**Given problem**:
Write again exactly the lines in the listing below, starting at the line with "What React, TypeScript" and ending at the line with "import * as d3 from 'd3';", both included. Pictures are not copied.

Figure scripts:
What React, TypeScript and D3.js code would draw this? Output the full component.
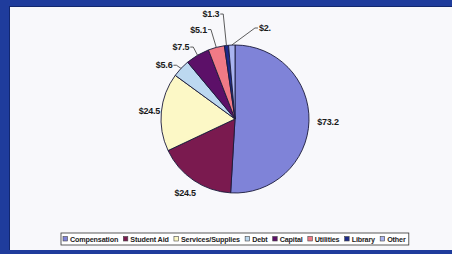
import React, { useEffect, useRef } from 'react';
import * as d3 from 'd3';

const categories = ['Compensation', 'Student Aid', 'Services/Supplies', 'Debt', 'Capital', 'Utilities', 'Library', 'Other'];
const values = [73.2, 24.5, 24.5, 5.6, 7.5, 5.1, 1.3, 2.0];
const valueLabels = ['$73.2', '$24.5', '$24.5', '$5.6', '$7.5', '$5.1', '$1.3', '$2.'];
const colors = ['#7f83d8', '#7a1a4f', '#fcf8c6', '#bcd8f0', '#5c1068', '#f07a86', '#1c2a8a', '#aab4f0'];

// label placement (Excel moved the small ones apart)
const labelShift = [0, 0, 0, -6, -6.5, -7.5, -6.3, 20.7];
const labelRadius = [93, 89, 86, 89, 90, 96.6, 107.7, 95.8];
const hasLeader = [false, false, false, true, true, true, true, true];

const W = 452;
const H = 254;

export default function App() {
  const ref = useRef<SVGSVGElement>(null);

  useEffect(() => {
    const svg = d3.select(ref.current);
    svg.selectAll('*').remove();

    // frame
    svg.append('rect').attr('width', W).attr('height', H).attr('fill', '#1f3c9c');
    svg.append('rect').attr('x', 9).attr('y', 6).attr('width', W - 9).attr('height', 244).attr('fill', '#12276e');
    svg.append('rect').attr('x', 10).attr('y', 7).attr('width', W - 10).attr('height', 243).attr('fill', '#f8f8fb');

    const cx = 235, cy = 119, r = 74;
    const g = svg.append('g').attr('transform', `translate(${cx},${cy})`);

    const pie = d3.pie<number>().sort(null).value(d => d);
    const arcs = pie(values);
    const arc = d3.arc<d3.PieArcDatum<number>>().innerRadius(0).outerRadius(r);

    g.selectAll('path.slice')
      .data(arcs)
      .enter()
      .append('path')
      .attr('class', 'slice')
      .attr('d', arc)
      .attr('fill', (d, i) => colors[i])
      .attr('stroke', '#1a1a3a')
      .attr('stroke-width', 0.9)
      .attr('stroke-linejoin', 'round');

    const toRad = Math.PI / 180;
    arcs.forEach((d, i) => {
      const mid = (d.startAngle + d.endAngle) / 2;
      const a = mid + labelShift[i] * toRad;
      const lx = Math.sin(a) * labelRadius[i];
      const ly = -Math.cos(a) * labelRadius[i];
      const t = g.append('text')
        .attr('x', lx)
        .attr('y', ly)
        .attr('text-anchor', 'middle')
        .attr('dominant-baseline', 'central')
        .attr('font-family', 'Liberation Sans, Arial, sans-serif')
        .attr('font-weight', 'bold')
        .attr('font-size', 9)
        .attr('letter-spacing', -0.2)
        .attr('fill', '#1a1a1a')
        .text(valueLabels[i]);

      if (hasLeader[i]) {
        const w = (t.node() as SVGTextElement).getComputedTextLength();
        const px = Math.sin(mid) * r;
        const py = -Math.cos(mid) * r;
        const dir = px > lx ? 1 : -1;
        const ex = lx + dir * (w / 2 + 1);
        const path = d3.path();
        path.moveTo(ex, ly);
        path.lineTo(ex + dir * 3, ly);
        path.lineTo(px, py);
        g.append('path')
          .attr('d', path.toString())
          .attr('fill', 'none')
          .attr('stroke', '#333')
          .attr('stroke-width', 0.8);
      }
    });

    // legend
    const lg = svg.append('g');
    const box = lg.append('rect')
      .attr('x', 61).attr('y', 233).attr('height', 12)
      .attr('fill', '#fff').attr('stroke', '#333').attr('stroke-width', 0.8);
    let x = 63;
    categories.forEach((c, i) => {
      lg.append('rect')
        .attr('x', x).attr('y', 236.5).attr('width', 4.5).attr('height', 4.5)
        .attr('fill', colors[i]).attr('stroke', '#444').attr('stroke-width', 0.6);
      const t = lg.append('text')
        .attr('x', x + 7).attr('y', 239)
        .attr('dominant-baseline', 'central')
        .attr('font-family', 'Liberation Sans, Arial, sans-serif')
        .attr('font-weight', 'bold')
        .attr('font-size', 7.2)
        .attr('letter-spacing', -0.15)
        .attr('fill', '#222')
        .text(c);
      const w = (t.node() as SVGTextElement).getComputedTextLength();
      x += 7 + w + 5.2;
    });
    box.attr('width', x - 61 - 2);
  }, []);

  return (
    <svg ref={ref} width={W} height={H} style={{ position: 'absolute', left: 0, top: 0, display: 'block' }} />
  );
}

...

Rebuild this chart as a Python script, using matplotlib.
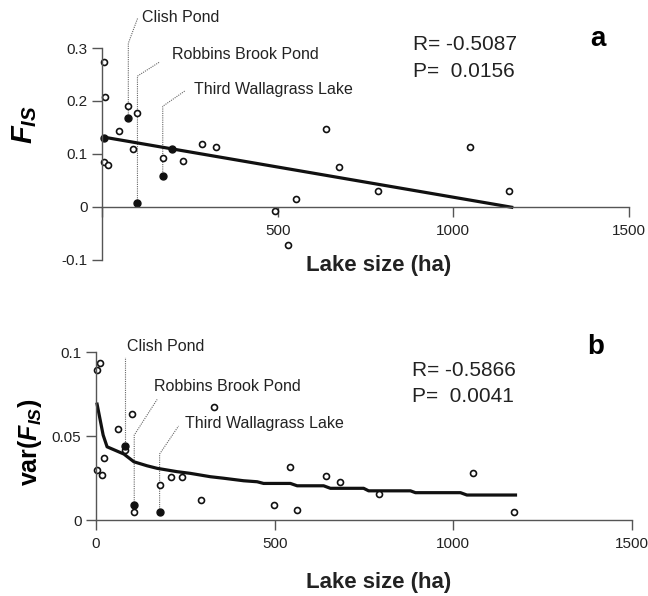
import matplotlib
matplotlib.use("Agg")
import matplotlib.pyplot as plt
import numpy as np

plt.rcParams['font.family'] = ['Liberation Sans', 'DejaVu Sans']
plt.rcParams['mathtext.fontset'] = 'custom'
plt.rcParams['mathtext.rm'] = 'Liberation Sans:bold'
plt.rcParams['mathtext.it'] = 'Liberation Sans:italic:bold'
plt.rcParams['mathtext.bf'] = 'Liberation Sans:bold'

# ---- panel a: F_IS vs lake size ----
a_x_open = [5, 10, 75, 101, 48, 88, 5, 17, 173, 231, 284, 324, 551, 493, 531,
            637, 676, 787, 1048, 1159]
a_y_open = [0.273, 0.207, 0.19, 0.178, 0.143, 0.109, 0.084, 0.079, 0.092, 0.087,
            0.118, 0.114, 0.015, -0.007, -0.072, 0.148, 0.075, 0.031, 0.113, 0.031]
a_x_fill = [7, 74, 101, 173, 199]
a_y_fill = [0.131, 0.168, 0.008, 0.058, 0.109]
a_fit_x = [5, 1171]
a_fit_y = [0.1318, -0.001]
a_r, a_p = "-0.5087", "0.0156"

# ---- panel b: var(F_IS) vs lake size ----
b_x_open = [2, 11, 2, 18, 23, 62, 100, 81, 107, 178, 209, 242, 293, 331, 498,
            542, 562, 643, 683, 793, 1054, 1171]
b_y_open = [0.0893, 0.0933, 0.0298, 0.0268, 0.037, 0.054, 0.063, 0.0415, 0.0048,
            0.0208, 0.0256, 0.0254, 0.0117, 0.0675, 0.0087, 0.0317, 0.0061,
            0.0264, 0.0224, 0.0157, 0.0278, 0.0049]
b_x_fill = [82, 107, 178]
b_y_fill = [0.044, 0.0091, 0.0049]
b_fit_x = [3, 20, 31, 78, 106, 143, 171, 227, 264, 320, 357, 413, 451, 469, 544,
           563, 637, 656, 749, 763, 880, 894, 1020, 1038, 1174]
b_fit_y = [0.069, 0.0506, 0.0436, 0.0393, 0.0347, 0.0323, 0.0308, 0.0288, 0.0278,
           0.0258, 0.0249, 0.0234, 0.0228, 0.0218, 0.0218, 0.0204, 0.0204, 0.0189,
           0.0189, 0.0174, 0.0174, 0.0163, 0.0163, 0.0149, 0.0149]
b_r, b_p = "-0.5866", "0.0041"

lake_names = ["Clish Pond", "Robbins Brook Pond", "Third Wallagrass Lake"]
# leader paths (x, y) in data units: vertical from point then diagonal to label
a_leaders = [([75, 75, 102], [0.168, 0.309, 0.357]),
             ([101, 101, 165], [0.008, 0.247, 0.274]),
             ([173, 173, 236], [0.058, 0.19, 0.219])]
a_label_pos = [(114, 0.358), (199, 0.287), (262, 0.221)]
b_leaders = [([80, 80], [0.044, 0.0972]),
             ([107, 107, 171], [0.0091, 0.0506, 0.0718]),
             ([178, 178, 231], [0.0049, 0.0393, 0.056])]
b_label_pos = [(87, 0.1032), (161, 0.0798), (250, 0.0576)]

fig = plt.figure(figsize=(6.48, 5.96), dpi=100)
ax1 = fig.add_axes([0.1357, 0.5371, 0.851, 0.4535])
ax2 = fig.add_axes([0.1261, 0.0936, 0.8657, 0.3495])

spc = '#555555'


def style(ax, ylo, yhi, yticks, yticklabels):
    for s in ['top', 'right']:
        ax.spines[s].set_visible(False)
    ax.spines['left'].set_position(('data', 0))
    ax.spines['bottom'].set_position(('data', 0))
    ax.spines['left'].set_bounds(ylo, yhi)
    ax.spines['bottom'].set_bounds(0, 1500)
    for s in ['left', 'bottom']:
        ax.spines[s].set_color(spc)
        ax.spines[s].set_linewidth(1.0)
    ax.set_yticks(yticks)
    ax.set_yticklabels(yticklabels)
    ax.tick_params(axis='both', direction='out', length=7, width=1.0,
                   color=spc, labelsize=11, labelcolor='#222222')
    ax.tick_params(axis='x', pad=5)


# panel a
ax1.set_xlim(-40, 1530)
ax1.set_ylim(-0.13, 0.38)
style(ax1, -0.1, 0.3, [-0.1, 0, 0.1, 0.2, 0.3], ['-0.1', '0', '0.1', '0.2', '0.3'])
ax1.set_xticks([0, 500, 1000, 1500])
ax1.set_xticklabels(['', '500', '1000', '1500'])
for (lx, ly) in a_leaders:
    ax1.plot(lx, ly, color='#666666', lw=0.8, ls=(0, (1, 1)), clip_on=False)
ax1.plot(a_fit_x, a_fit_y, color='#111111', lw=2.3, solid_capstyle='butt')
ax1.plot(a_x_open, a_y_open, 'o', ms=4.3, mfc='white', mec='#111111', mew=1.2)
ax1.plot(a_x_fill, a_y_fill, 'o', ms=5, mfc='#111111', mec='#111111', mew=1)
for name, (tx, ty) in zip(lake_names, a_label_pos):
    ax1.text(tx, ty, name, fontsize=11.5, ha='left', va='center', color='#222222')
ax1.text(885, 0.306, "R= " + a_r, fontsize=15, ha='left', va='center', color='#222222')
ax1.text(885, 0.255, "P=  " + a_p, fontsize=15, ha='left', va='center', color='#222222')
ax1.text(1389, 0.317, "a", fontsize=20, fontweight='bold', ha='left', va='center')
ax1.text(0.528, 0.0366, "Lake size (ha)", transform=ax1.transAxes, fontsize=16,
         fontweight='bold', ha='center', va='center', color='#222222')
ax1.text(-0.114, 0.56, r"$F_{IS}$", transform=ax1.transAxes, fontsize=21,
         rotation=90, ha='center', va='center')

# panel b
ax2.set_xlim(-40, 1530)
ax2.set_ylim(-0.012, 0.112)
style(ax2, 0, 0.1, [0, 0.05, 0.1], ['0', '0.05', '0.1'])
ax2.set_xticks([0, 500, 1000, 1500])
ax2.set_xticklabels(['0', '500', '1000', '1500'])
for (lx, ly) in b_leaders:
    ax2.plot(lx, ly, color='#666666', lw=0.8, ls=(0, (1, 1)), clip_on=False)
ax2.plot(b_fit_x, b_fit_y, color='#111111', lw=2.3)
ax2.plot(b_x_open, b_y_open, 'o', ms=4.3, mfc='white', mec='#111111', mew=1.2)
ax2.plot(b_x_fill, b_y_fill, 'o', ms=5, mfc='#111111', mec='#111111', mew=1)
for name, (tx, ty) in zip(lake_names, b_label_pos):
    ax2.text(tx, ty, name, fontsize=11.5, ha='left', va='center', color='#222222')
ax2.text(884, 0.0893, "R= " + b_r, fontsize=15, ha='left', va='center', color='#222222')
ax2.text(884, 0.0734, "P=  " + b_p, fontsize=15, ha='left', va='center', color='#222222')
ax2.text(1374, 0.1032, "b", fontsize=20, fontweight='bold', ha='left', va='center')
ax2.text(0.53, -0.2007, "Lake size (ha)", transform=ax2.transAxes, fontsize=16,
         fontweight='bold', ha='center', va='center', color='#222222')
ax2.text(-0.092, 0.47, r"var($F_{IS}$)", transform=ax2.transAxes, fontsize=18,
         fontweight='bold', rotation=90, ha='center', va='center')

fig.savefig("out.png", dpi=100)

**Completed task**:
What React, TypeScript and D3.js code would draw this? Output the full component.
import React, { useEffect, useRef } from 'react';
import * as d3 from 'd3';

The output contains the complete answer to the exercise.